> What you should do: Write out the entire listing below exactly, with the pictures left out.

▼

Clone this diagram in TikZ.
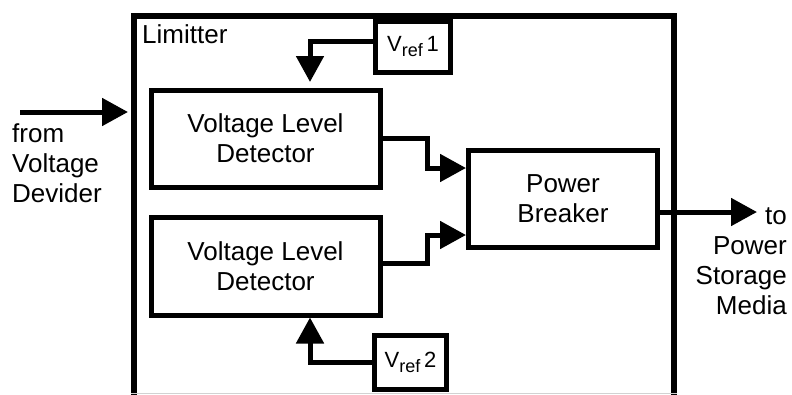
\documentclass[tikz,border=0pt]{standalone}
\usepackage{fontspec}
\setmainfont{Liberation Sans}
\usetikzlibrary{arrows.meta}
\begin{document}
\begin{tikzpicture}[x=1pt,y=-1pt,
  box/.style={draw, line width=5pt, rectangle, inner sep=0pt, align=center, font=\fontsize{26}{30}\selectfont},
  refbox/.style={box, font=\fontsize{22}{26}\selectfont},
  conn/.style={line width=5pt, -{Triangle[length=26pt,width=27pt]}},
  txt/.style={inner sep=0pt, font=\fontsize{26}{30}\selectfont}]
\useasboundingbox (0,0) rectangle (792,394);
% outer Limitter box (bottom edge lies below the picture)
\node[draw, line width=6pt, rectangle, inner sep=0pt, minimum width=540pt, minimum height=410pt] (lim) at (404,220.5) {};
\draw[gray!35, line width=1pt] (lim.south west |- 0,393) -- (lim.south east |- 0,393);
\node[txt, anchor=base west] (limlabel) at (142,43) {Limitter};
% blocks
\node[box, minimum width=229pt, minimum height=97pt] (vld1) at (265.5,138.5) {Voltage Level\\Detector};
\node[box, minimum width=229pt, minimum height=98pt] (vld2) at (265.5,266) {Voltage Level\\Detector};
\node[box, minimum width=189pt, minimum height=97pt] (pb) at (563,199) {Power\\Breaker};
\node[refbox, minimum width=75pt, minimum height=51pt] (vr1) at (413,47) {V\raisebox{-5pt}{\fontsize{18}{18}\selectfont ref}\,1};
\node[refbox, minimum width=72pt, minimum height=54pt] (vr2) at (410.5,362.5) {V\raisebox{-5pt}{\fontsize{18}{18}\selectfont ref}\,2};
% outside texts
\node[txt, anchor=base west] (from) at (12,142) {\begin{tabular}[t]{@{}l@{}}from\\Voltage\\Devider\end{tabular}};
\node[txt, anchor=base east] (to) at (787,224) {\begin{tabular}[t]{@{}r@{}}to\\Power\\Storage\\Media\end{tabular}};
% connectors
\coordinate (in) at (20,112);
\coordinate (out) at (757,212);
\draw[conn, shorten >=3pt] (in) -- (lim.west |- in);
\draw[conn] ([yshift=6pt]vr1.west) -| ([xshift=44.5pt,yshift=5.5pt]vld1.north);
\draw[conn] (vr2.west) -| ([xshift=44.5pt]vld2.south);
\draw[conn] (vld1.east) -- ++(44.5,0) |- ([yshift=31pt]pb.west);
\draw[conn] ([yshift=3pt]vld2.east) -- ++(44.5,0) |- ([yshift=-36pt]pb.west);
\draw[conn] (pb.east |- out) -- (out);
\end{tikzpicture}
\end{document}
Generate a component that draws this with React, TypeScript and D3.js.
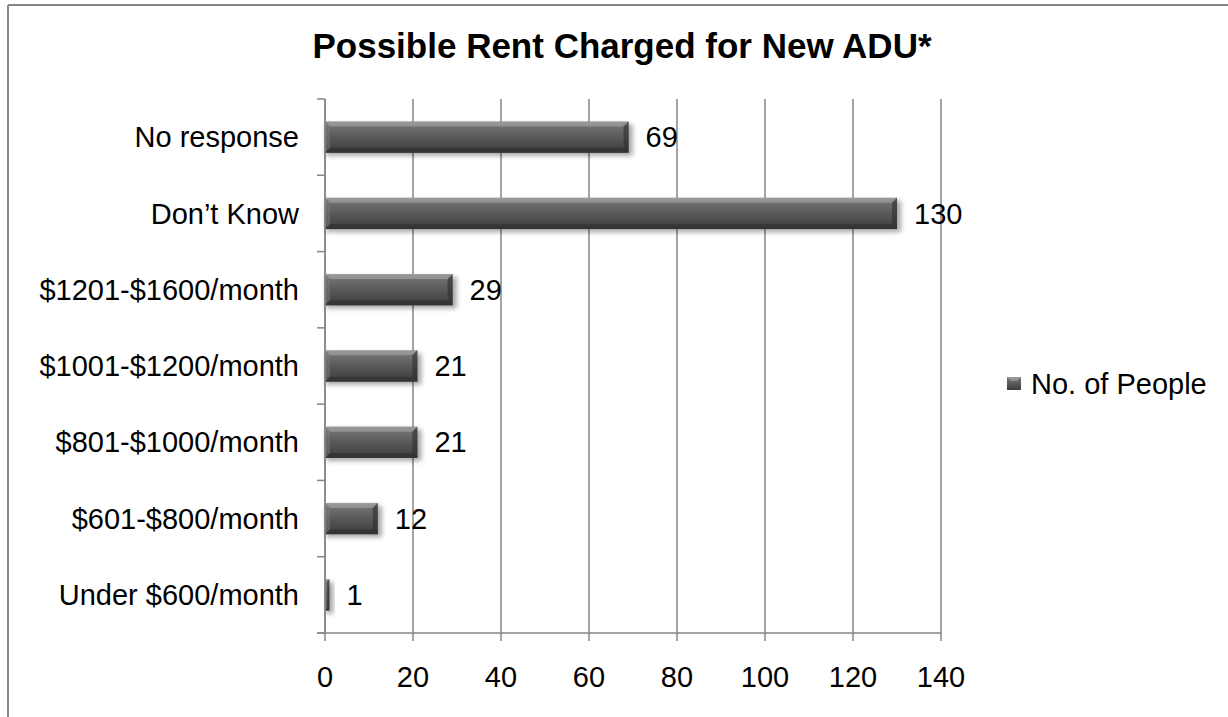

▲

> Final result:
Clone this diagram in TikZ.
\documentclass[tikz,border=0pt]{standalone}
\usepackage{fontspec}
\setmainfont{Liberation Sans}
\usetikzlibrary{arrows.meta}
\begin{document}
\begin{tikzpicture}[x=1pt,y=-1pt,
  box/.style={draw, line width=5pt, rectangle, inner sep=0pt, align=center, font=\fontsize{26}{30}\selectfont},
  refbox/.style={box, font=\fontsize{22}{26}\selectfont},
  conn/.style={line width=5pt, -{Triangle[length=26pt,width=27pt]}},
  txt/.style={inner sep=0pt, font=\fontsize{26}{30}\selectfont}]
\useasboundingbox (0,0) rectangle (792,394);
% outer Limitter box (bottom edge lies below the picture)
\node[draw, line width=6pt, rectangle, inner sep=0pt, minimum width=540pt, minimum height=410pt] (lim) at (404,220.5) {};
\draw[gray!35, line width=1pt] (lim.south west |- 0,393) -- (lim.south east |- 0,393);
\node[txt, anchor=base west] (limlabel) at (142,43) {Limitter};
% blocks
\node[box, minimum width=229pt, minimum height=97pt] (vld1) at (265.5,138.5) {Voltage Level\\Detector};
\node[box, minimum width=229pt, minimum height=98pt] (vld2) at (265.5,266) {Voltage Level\\Detector};
\node[box, minimum width=189pt, minimum height=97pt] (pb) at (563,199) {Power\\Breaker};
\node[refbox, minimum width=75pt, minimum height=51pt] (vr1) at (413,47) {V\raisebox{-5pt}{\fontsize{18}{18}\selectfont ref}\,1};
\node[refbox, minimum width=72pt, minimum height=54pt] (vr2) at (410.5,362.5) {V\raisebox{-5pt}{\fontsize{18}{18}\selectfont ref}\,2};
% outside texts
\node[txt, anchor=base west] (from) at (12,142) {\begin{tabular}[t]{@{}l@{}}from\\Voltage\\Devider\end{tabular}};
\node[txt, anchor=base east] (to) at (787,224) {\begin{tabular}[t]{@{}r@{}}to\\Power\\Storage\\Media\end{tabular}};
% connectors
\coordinate (in) at (20,112);
\coordinate (out) at (757,212);
\draw[conn, shorten >=3pt] (in) -- (lim.west |- in);
\draw[conn] ([yshift=6pt]vr1.west) -| ([xshift=44.5pt,yshift=5.5pt]vld1.north);
\draw[conn] (vr2.west) -| ([xshift=44.5pt]vld2.south);
\draw[conn] (vld1.east) -- ++(44.5,0) |- ([yshift=31pt]pb.west);
\draw[conn] ([yshift=3pt]vld2.east) -- ++(44.5,0) |- ([yshift=-36pt]pb.west);
\draw[conn] (pb.east |- out) -- (out);
\end{tikzpicture}
\end{document}
Generate a component that draws this with React, TypeScript and D3.js.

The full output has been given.